# YOUR TASK
Using the listing below, copy every line that mentions "chart".

# LISTED RECORDS
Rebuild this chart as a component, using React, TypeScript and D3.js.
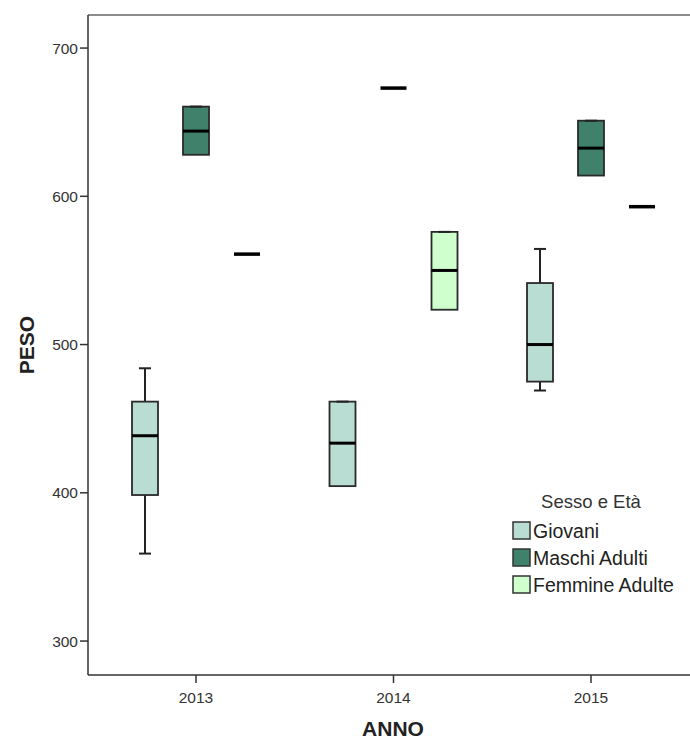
import React from "react";
import * as d3 from "d3";

const years = ["2013", "2014", "2015"];
const series = ["Giovani", "Maschi Adulti", "Femmine Adulte"];
const colors = ["#b9ddd3", "#3f816b", "#ceffcd"];
const yTicks = [300, 400, 500, 600, 700];

// [min, q1, median, q3, max] per year
const giovani = [
  [359, 398.5, 438.5, 461.5, 484],
  [404.5, 404.5, 433.5, 461.5, 461.5],
  [469, 475, 500, 541.5, 564.5],
];
const maschi = [
  [628, 628, 644, 660.5, 660.5],
  [673, 673, 673, 673, 673],
  [614, 614, 632.5, 651, 651],
];
const femmine = [
  [561, 561, 561, 561, 561],
  [523.5, 523.5, 550, 576, 576],
  [593, 593, 593, 593, 593],
];
const seriesData = [giovani, maschi, femmine];

export default function App() {
  const W = 690, H = 740;
  const left = 88, top = 15, bottom = 675, right = 700;
  const y = d3.scaleLinear().domain([277.1, 722.3]).range([bottom, top]);
  const x = d3.scaleBand().domain(years).range([97.25, 689.75]).padding(0);
  const inner = d3.scaleBand().domain(series).range([-76.5, 76.5]).padding(0);
  const bw = 26;
  const font = "'Liberation Sans', Arial, sans-serif";

  const marks: React.ReactNode[] = [];
  seriesData.forEach((sd, si) => {
    sd.forEach((v, yi) => {
      if (!v) return;
      const [mn, q1, md, q3, mx] = v;
      const cx = (x(years[yi]) as number) + x.bandwidth() / 2 + (inner(series[si]) as number) + inner.bandwidth() / 2;
      const key = `${si}-${yi}`;
      if (q1 === q3) {
        marks.push(
          <line key={key} x1={cx - bw / 2} x2={cx + bw / 2} y1={y(md)} y2={y(md)} stroke="#000" strokeWidth={3.5} />
        );
        return;
      }
      const cap = 12;
      marks.push(
        <g key={key}>
          {mx > q3 && (
            <>
              <line x1={cx} x2={cx} y1={y(mx)} y2={y(q3)} stroke="#222" strokeWidth={2} />
              <line x1={cx - cap / 2} x2={cx + cap / 2} y1={y(mx)} y2={y(mx)} stroke="#222" strokeWidth={2} />
            </>
          )}
          {mn < q1 && (
            <>
              <line x1={cx} x2={cx} y1={y(q1)} y2={y(mn)} stroke="#222" strokeWidth={2} />
              <line x1={cx - cap / 2} x2={cx + cap / 2} y1={y(mn)} y2={y(mn)} stroke="#222" strokeWidth={2} />
            </>
          )}
          <rect x={cx - bw / 2} y={y(q3)} width={bw} height={y(q1) - y(q3)} fill={colors[si]} stroke="#2a2a2a" strokeWidth={1.8} />
          {mx === q3 && <line x1={cx - 6} x2={cx + 6} y1={y(mx)} y2={y(mx)} stroke="#222" strokeWidth={2} />}
          <line x1={cx - bw / 2} x2={cx + bw / 2} y1={y(md)} y2={y(md)} stroke="#000" strokeWidth={3} />
        </g>
      );
    });
  });

  return (
    <svg width={W} height={H} style={{ position: "absolute", left: 0, top: 0, background: "#fff" }}>
      <rect x={0} y={0} width={W} height={H} fill="#fff" />
      <line x1={left} x2={right} y1={top} y2={top} stroke="#666" strokeWidth={1.5} />
      <line x1={left} x2={left} y1={top} y2={bottom} stroke="#333" strokeWidth={1.5} />
      <line x1={left} x2={right} y1={bottom} y2={bottom} stroke="#333" strokeWidth={1.5} />
      {yTicks.map((t) => (
        <g key={t}>
          <line x1={left - 8} x2={left} y1={y(t)} y2={y(t)} stroke="#333" strokeWidth={1.5} />
          <text x={left - 10} y={y(t)} dy="0.36em" textAnchor="end" fontSize={15.5} fontFamily={font} fill="#333">{t}</text>
        </g>
      ))}
      {years.map((yr) => {
        const cx = (x(yr) as number) + x.bandwidth() / 2;
        return (
          <g key={yr}>
            <line x1={cx} x2={cx} y1={bottom} y2={bottom + 8} stroke="#333" strokeWidth={1.5} />
            <text x={cx} y={bottom + 28} textAnchor="middle" fontSize={15.5} fontFamily={font} fill="#333">{yr}</text>
          </g>
        );
      })}
      {marks}
      <text x={393} y={736} textAnchor="middle" fontSize={21} fontWeight="bold" fontFamily={font} fill="#222">ANNO</text>
      <text transform="translate(34,345) rotate(-90)" textAnchor="middle" fontSize={21} fontWeight="bold" fontFamily={font} fill="#222">PESO</text>
      <text x={591} y={508} textAnchor="middle" fontSize={18.5} fontFamily={font} fill="#333">Sesso e Età</text>
      {series.map((s, i) => (
        <g key={s} transform={`translate(513, ${522 + i * 27})`}>
          <rect x={0} y={0} width={17} height={17} fill={colors[i]} stroke="#333" strokeWidth={1.5} />
          <text x={20} y={16} fontSize={19.5} fontFamily={font} fill="#222">{s}</text>
        </g>
      ))}
    </svg>
  );
}
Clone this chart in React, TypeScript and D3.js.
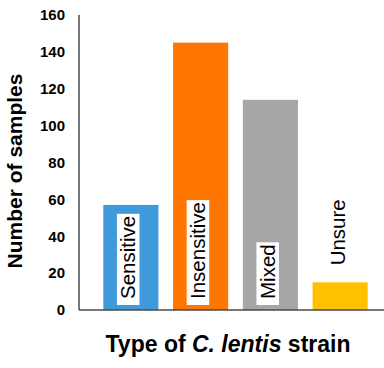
import React, { useEffect, useRef } from 'react';
import * as d3 from 'd3';

// chart data
const categories = ['Sensitive', 'Insensitive', 'Mixed', 'Unsure'];
const counts = [57, 145, 114, 15];
const barColors = ['#3E9ADB', '#FF7600', '#A6A6A6', '#FFC000'];
const yTicks = [0, 20, 40, 60, 80, 100, 120, 140, 160];

const W = 384;
const H = 368;
const FONT = '"Liberation Sans", Arial, sans-serif';

function App() {
  const svgRef = useRef<SVGSVGElement>(null);

  useEffect(() => {
    const svg = d3.select(svgRef.current);
    svg.selectAll('*').remove();

    const left = 79;
    const bottom = 310;
    const top = 15;

    const x = d3.scaleBand<string>()
      .domain(categories)
      .range([96, 375])
      .paddingInner(0.21)
      .paddingOuter(0.105);
    const y = d3.scaleLinear().domain([0, 160]).range([bottom, top]);

    // bars
    svg.append('g')
      .selectAll('rect')
      .data(categories)
      .enter()
      .append('rect')
      .attr('x', d => x(d)!)
      .attr('width', x.bandwidth())
      .attr('y', (d, i) => y(counts[i]))
      .attr('height', (d, i) => y(0) - y(counts[i]))
      .attr('fill', (d, i) => barColors[i]);

    // y tick labels
    svg.append('g')
      .selectAll('text')
      .data(yTicks)
      .enter()
      .append('text')
      .attr('x', 65)
      .attr('y', d => y(d))
      .attr('dy', '0.35em')
      .attr('text-anchor', 'end')
      .attr('font-family', FONT)
      .attr('font-weight', 'bold')
      .attr('font-size', 15)
      .attr('fill', '#000')
      .text(d => d);

    // axis lines
    svg.append('line')
      .attr('x1', left).attr('x2', left)
      .attr('y1', y(160)).attr('y2', y(0))
      .attr('stroke', '#4a4a4a').attr('stroke-width', 1.5);
    svg.append('line')
      .attr('x1', left).attr('x2', W)
      .attr('y1', y(0)).attr('y2', y(0))
      .attr('stroke', '#4a4a4a').attr('stroke-width', 1.5);

    // rotated category labels, in white boxes when inside the bar
    const fs = 20.5;
    categories.forEach((c, i) => {
      const cx = x(c)! + x.bandwidth() / 2 + 4.5;
      const inside = counts[i] > 40;
      const startY = inside ? y(0) - 11 : y(counts[i]) - 17;
      const g = svg.append('g').attr('transform', `translate(${cx},${startY}) rotate(-90)`);
      const box = g.append('rect').attr('fill', '#fff');
      const t = g.append('text')
        .attr('x', 0)
        .attr('y', 0)
        .attr('font-family', FONT)
        .attr('font-size', fs)
        .attr('fill', '#000')
        .text(c);
      const len = (t.node() as SVGTextElement).getComputedTextLength();
      if (inside) {
        box.attr('x', -6).attr('width', len + 8)
          .attr('y', -fs * 0.9).attr('height', fs * 1.1);
      } else {
        box.remove();
      }
    });

    // axis titles
    svg.append('text')
      .attr('transform', `translate(22,171) rotate(-90)`)
      .attr('text-anchor', 'middle')
      .attr('font-family', FONT)
      .attr('font-weight', 'bold')
      .attr('font-size', 21)
      .attr('fill', '#000')
      .text('Number of samples');

    const xt = svg.append('text')
      .attr('x', 228)
      .attr('y', 352)
      .attr('text-anchor', 'middle')
      .attr('font-family', FONT)
      .attr('font-weight', 'bold')
      .attr('font-size', 23)
      .attr('fill', '#000');
    xt.append('tspan').text('Type of ');
    xt.append('tspan').attr('font-style', 'italic').text('C. lentis');
    xt.append('tspan').text(' strain');
  }, []);

  return (
    <svg
      ref={svgRef}
      width={W}
      height={H}
      style={{ position: 'absolute', left: 0, top: 0, background: '#fff' }}
    />
  );
}

export default App;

# THE REPLY
Rebuild this chart as a component, using React, TypeScript and D3.js.
Clone this chart in React, TypeScript and D3.js.
// chart data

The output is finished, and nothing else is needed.